In the fiscal note provided to the senators, state Department of Fiscal Services analysts said the provisions of the Haines bill would cost Maryland about $55.5 million in general fund revenue during fiscal year 1996 and $38.1 million in fiscal year 1997.
During those same years, several state special funds that depend on corporate income tax revenues would lose $123,300 in fiscal 1996 and $162,200 in fiscal 1997, analysts said.
In contrast, a similar bill submitted by Senator Haines last year -- which would have reduced all personal and corporate capital gains taxes by 50 percent -- would have cost Maryland $63.5 million in general fund revenues and $4.4 million in money to the Transportation Trust Fund.

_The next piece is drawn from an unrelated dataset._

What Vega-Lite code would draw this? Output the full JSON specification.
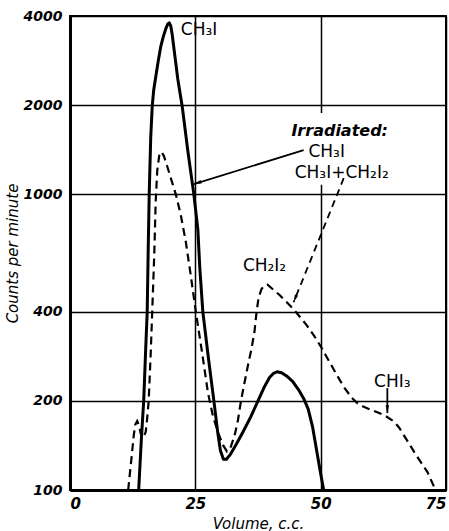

The bill was killed by the Budget and Taxation Committee.
In a related area, Sen. Timothy R. Ferguson of Taylorsville yesterday withdrew his bill to eliminated the capital gains tax.
That bill had been co-sponsored by Sen. Richard Colburn, who represents four Eastern Shore counties, and Sen. Jean W. Roesser of Montgomery County. All three legislators are Republicans who are new to the Senate this year.
"The bill was [dead on arrival] anyway," Senator Ferguson said, noting that a proposal he submitted exempting certain organizations from paying taxes on soft drinks already has been killed by the committee.
The committee also is considering several "Republican contract" bills submitted by the minority leadership that deal with reducing personal taxes, he said.
"It's more important that the battle stay focused on personal taxes and away from business taxes this year," Senator Ferguson said.